I know that was a long time ago wasn't it?

"Yeah, and I was so scared that day. On the TV, right? I was going, "Oh my God, will that girl keep singing if I stop playing?" And so I don't know if you remember, but I stopped for three seconds and Neil Gaiman was there and said, "Oh my God, when you stopped I thought it was over," and then I saw that the girl stopped too, and I went, "Oh no, she stops, I better keep going." [Jonathan Ross radio show (UK) - December 8, 2001]

December 1991

* Ian Thorpe, a London native, begins working the mixing board at Tori's shows. Thorpe says, "I didn't know what to expect... I've worked with Tori now since December, and I wouldn't have believed how much fun it is to be on the road with her. She really knocks the people out, everybody loves her. It probably has something to do with the fact that everyone notices how much she loves what she does herself, especially when she plays in Europe. In America they mostly put a Yamaha CP-80 out on stage, but here they have real grand pianos, Steinways and that sort of thing. She blossoms when she has one of those classical instruments in front of her, and you can see how she makes love to them." [Keyboards - June 1992]

January 6, 1992

* Little Earthquakes is released in the UK and goes to number one on the charts. Americans get the album a month later.

January 29, 1992

* Little Earthquakes Tour begins in London, England, at Shaw Theatre. [tour details]

March 1992

* The music video for Tori's first US single, Silent All These Years, is in heavy rotation on MTV and VH-1.

April 23, 1992

* Tori appears on The Late Show with David Letterman (in New York City) for the first time. She performs Crucify accompanied by the Late Show band. [click for photos]

May 1992

* Tori goes to Australia for the first time, on a promotional tour. She signs copies of Little Earthquakes and the Winter EP at a record store in Sydney and performs a one-off show at Sydney Hotel. At the record store she performs four songs before the signing session begins. The Sydney Hotel show is mainly for press, though a lot of paying fans manage to get in amongst the crowd of about 500 people.

July 7, 1992

* The Crucify EP is released, featuring 3 cover songs: Tori's infamous rendition of Nirvana's Smells Like Teen Spirit, The Rolling Stones' Angie, and Led Zeppelin's Thank You. These are Tori's first recordings on a Bösendorfer piano.

August 22, 1992

* Tori turns 29.

September 1992



* Tori and her parents attend the 1992 MTV Video Music Awards. Tori is nominated for Best New Artist, but the award goes to Annie Lennox.
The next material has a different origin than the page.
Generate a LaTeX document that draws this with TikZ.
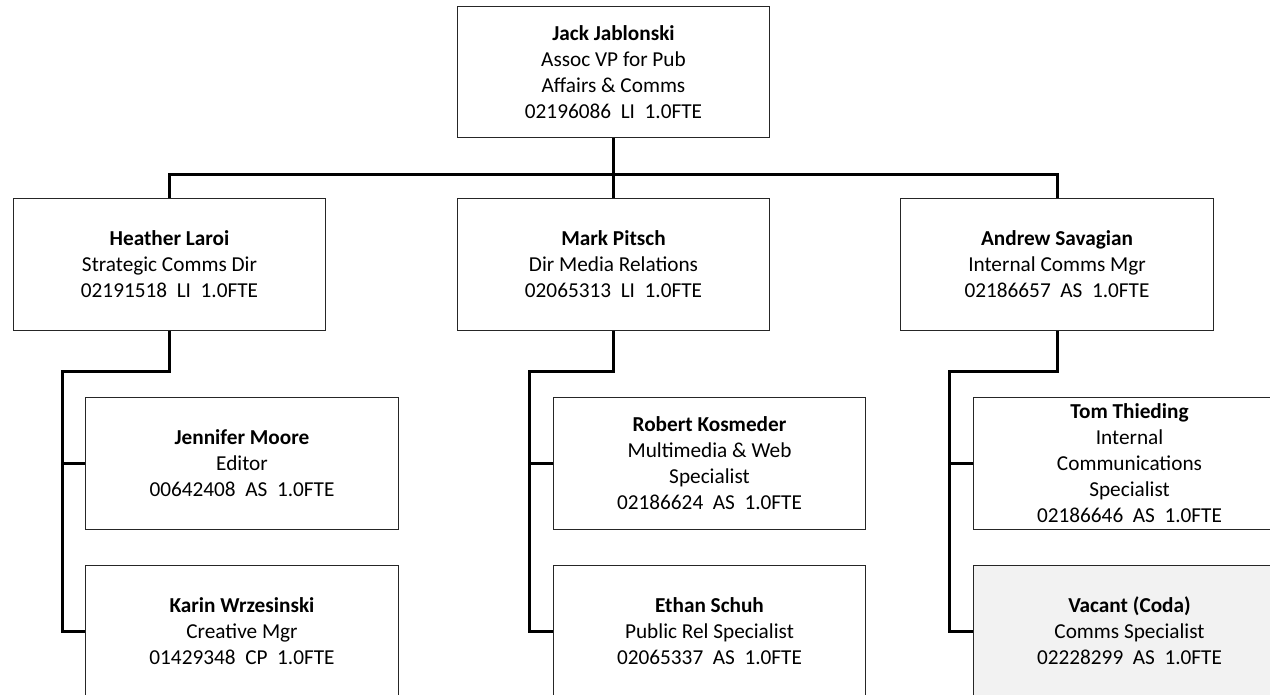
\documentclass[tikz,border=0pt]{standalone}
\usepackage{fontspec}
\setmainfont{Carlito}
\tikzset{
  person/.style={draw=black!85, line width=0.02cm, fill=white, minimum width=6.26cm,
    minimum height=2.64cm, inner sep=0pt, align=center,
    font=\fontsize{12.1}{14.8}\selectfont},
  vacant/.style={person, fill=black!5},
  link/.style={line width=0.06cm, black}
}
\begin{document}
\begin{tikzpicture}[x=0.02cm, y=-0.02cm]
    \useasboundingbox (0,0) rectangle (1270,694);
    \clip (0,0) rectangle (1270,694);
    % Top
    \node[person] (jack) at (613.5,72) {\textbf{Jack Jablonski}\\Assoc VP for Pub\\Affairs \& Comms\\02196086\ \ LI\ \ 1.0FTE};
    % Directors
    \node[person] (heather) at (169.5,264.5) {\textbf{Heather Laroi}\\Strategic Comms Dir\\02191518\ \ LI\ \ 1.0FTE};
    \node[person] (mark) at (613.5,264.5) {\textbf{Mark Pitsch}\\Dir Media Relations\\02065313\ \ LI\ \ 1.0FTE};
    \node[person] (andrew) at (1057,264.5) {\textbf{Andrew Savagian}\\Internal Comms Mgr\\02186657\ \ AS\ \ 1.0FTE};
    % Staff
    \node[person] (jennifer) at (242,463) {\textbf{Jennifer Moore}\\Editor\\00642408\ \ AS\ \ 1.0FTE};
    \node[person] (karin) at (242,631) {\textbf{Karin Wrzesinski}\\Creative Mgr\\01429348\ \ CP\ \ 1.0FTE};
    \node[person] (robert) at (709.5,463) {\textbf{Robert Kosmeder}\\Multimedia \& Web\\Specialist\\02186624\ \ AS\ \ 1.0FTE};
    \node[person] (ethan) at (709.5,631) {\textbf{Ethan Schuh}\\Public Rel Specialist\\02065337\ \ AS\ \ 1.0FTE};
    \node[person] (tom) at (1129.5,463) {\textbf{Tom Thieding}\\Internal\\Communications\\Specialist\\02186646\ \ AS\ \ 1.0FTE};
    \node[vacant] (coda) at (1129.5,631) {\textbf{Vacant (Coda)}\\Comms Specialist\\02228299\ \ AS\ \ 1.0FTE};
    % Links
    \coordinate (bus) at (613.5,174);
    \draw[link] (jack.south) -- (mark.north);
    \draw[link] (heather.north) -- (heather.north |- bus) -- (andrew.north |- bus) -- (andrew.north);
    \foreach \boss/\first/\second/\sx in {heather/jennifer/karin/62, mark/robert/ethan/529, andrew/tom/coda/949} {
        \coordinate (spine) at (\sx,371);
        \draw[link] (\boss.south) |- (spine) |- (\second.west);
        \draw[link] (spine |- \first.west) -- (\first.west);
    }
\end{tikzpicture}
\end{document}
"For the next record, I want to work with this instrument exclusively, not synths with it, but the acoustic piano alone. It could be percussive, or it could be orchestral, maybe it could have effects. There might be solos. I'm out of the way to respect the fact that you're not the only one who's finally claiming that this is my instrument. Because I can hear what it is saying to me, I have a responsibility to listen to what it's saying to me. And now it says, "I have some really good ideas and you're a human, and you could take them down for me - if you can get your own stuff got ideas." I've really become very close to it now." [Keyboard - September 1992]

"On the next record we will use an effected piano side by side with the acoustic one, so that we will be able to play riffs and to connect the piano to a Marshall Amp. I want to develop myself." And with a laugh, "On the next tour I will have two pianos and roll to and fro with the piano chair." [Visions - September 1992]

October 1992

* Before a concert in Richmond, Virginia, Tori gets sick from food poisoning [bad seafood] and is visited by the ghost of Anastasia Romanov. The experience is the birth of the song Yes, Anastasia.

"I was feeling so sick that I wanted to be put out of my misery. And then I get this presence. It's like a light, a blueish-greyish light... The message was, 'You need to learn something out of writing my story.'" [The London Indepentend - January 16, 1994]

November 1992

* Tori meets her idol, Robert Plant, for the first time at the Q Magazine Awards in England.

November 30, 1992

* The Little Earthquakes Tour ends in Auckland, New Zealand, at Town Hall.

December 1992

* Tori visits the Bösendorfer piano company in Vienna, Austria. She gets an endorsement from Bösendorfer and is given a piano for the studio and one for touring.